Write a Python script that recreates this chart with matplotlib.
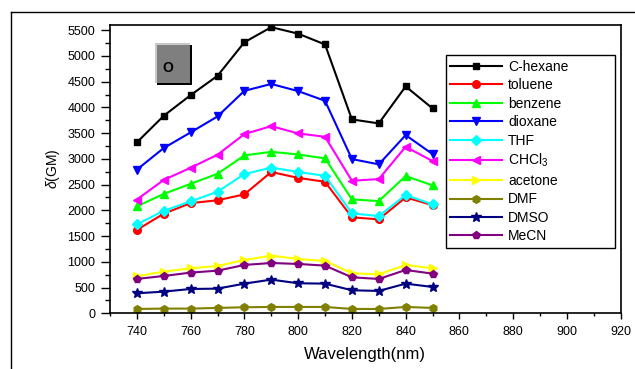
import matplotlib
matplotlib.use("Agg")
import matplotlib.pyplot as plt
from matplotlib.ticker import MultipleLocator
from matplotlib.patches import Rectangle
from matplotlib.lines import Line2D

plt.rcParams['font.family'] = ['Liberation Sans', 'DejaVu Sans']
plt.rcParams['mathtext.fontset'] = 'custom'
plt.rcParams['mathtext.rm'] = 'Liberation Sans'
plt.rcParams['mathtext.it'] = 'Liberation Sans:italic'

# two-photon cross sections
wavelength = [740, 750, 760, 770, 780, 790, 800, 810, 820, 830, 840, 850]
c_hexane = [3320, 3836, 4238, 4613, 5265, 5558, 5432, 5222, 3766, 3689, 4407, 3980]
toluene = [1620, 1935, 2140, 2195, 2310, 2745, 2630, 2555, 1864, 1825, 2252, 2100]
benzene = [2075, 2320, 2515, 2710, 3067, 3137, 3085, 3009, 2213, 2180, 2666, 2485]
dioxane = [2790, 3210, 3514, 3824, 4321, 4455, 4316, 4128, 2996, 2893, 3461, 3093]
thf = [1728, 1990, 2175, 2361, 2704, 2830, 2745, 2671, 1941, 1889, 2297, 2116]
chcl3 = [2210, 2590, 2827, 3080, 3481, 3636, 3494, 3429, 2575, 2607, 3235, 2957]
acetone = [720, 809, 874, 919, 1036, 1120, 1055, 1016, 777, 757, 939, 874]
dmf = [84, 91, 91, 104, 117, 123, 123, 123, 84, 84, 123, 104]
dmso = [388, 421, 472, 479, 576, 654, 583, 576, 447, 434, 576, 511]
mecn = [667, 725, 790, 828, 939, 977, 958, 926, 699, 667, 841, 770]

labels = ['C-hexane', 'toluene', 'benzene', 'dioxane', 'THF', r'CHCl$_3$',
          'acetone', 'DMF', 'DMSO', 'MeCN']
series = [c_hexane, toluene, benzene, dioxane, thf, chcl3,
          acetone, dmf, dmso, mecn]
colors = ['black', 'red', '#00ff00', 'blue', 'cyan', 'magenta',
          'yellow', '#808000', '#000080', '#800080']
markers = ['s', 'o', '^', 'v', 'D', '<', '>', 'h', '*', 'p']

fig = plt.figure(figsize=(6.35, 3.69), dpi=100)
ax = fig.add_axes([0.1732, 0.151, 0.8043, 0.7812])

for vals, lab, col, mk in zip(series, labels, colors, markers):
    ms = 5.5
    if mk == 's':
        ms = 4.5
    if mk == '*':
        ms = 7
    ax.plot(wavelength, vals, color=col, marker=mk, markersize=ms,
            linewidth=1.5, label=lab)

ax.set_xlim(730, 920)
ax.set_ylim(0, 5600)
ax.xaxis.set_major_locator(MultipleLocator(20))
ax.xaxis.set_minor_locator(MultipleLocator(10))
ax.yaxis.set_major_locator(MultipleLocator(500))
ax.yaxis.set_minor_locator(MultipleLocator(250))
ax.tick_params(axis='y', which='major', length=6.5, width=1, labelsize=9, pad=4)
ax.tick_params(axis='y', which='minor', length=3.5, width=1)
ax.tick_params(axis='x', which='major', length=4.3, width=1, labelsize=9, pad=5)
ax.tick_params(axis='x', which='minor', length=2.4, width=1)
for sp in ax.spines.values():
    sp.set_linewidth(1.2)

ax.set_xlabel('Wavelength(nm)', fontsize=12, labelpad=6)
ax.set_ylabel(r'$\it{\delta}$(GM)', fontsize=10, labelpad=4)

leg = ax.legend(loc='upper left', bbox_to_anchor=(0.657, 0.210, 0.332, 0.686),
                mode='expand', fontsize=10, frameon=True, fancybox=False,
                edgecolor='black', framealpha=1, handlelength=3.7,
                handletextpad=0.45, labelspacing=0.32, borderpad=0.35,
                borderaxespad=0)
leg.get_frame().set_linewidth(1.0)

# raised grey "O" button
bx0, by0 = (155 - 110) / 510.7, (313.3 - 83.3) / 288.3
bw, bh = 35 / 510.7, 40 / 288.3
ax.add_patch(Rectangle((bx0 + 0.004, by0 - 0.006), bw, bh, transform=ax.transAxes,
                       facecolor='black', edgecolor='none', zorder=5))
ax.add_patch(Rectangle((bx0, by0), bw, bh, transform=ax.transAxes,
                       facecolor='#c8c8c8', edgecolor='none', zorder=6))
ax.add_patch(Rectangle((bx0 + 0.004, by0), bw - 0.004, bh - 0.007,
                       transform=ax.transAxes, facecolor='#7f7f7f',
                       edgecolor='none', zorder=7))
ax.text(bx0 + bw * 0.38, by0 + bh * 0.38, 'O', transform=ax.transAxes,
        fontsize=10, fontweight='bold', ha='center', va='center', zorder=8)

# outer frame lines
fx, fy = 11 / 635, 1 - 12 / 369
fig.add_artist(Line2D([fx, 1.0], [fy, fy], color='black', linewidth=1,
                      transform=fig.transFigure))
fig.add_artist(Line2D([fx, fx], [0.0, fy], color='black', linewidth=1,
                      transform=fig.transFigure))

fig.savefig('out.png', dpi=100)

◇ ◇ ◇ ◇

# AIM OF THE EXERCISE:
Copy exactly the lines running from the beginning of the listing through the line that has "plt.rcParams['mathtext.it'] = 'Liberation". Drop the pictures.

# FULL RESPONSE:
Write a Python script that recreates this chart with matplotlib.
import matplotlib
matplotlib.use("Agg")
import matplotlib.pyplot as plt
from matplotlib.ticker import MultipleLocator
from matplotlib.patches import Rectangle
from matplotlib.lines import Line2D

plt.rcParams['font.family'] = ['Liberation Sans', 'DejaVu Sans']
plt.rcParams['mathtext.fontset'] = 'custom'
plt.rcParams['mathtext.rm'] = 'Liberation Sans'
plt.rcParams['mathtext.it'] = 'Liberation Sans:italic'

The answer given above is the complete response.